With reference to the ongoing media debate on the sugar industry, in rural outreach discussions (seminars) with international scholars in Trinidad and Guyana, which are part of the commemoration of the centenary of the abolition of indenture, sugar workers in both societies bitterly complain of their mistreatment by state owned sugar companies and the government. Ironically, the sugar workers complain they were severely maltreated by the political parties (PPP and UNC) they supported even during the period when those parties were in government.
Wherever I travelled in the large rural areas of both societies, the complaints by former or current sugar workers were endless and poignant. Their political leaders did them a grave injustice. One can understand why the PNM and PNC were not keen at helping sugar workers or even farmers in general because sugar workers don’t support those parties.

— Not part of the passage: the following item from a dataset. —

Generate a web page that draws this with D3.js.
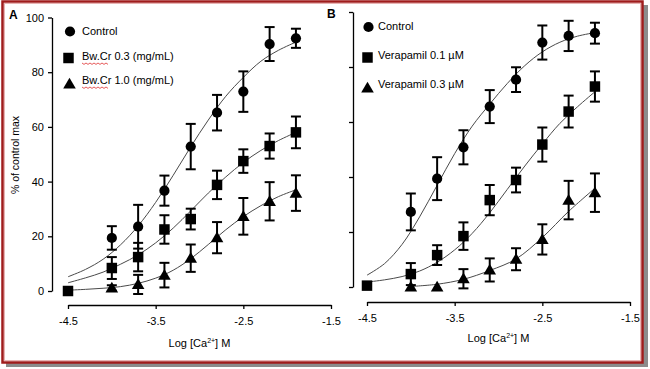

But political scientists would find it difficult to understand and explain why a political party would misuse and debase its own supporters.
In Trinidad, after assailing the UNC for not servicing its political base, and assuring sugar workers that the sugar industry would not be closed, the (African) PNM administration abruptly closed down the sugar industry in 2003. But Prime Minister Patrick Manning committed to giving about five acres of land to the workers so they can earn a living from agriculture. The workers were supposed to inherit the 77,000 acres to start agro industries. Some 14 years later, workers got land but half remained landless. About 6,000 workers are still waiting for the land.
Initially, the PNM did not execute its commitment to the sugar workers and it required court intervention to enforce an agreement made between the sugar workers’ union and the government. Sugar workers did not vote PNM; since 1956 they always voted against the PNM just as sugar workers have not voted PNC in Guyana since 1957. As such, the PNM (Prime Minister Patrick Manning) administration was not very keen to enforce the agreement signed with workers. Human rights campaigner Ramesh Maharaj, the former Attorney General, took the PNM government to court in 2005 and won. But long before he took up the workers’ case, Maharaj, when he was deputy leader of the UNC and AG, advised the UNC government to give the land to the sugar workers in 2001 to save the industry. Maharaj was immediately fired as AG by Prime Minister Basdeo Panday who had earlier instructed Maharaj to sign an order granting the land to Clico. Maharaj refused to sign the order, and he was terminated as AG. Ironically, although Maharaj fought for sugar workers, they did not support him when Panday fired him. The court ordered the PNM to honour its contract to the sugar workers. But the order was not carried out with any sense of urgency; only a few got land during Manning’s tenure as PM. Maharaj persisted with court proceedings to enforce the court order.
During election campaigns in 2007 and 2010, the UNC promised if it won the elections, the new government’s first order of business would be to grant the sugar workers their land. The UNC did not win in 2007, but it won and governed for over five years between 2010 and 2015. The UNC played politics with the workers’ land. Some half of the workers still did not get the land during that period. The UNC needed their political support telling them if they won re-election in 2015, they would get the land. The UNC lost power and many sugar workers are without the land as it is not a priority of the new PNM administration.
The situation is similar in Guyana where the sugar workers were also taken for a ride by the PPP administration. The PPP knew the sugar industry was not doing well. It did not level with the workers about the problems facing sugar. The PPP was advised that if placed directly in the workers’ hands, the industry could be profitable. Privately owned cane farming was profitable. But the PPP was not willing to give the land to the sugar workers to grow cane; the welfare of the sugar workers was not a priority not dissimilar from the attitude of the UNC in Trinidad.
Not to be outdone, the APNU+AFC leaders lambasted the PPP for neglecting sugar workers and won some votes in the sugar belt catapulting it into office in May 2015. But within a year in office, the APNU+AFC coalition broke its promise. Now, a sugar estate has been closed and hundreds of workers have lost their jobs. The APNU+AFC coalition has refused to honour labour agreements after announcing the closure of Wales Estate. In addition, it appears reluctant to give land to the workers to earn a living in farming – not dissimilar from what obtains in Trinidad.
Throughout their lives, the sugar workers gave extraordinary, emotional support to the PPP and UNC. Both have largely failed the workers. The AFC has also disappointed those sugar workers who crossed over to it in 2011 and 2015. The sugar workers are despondent as a consequence of the neglect shown by their political leadership.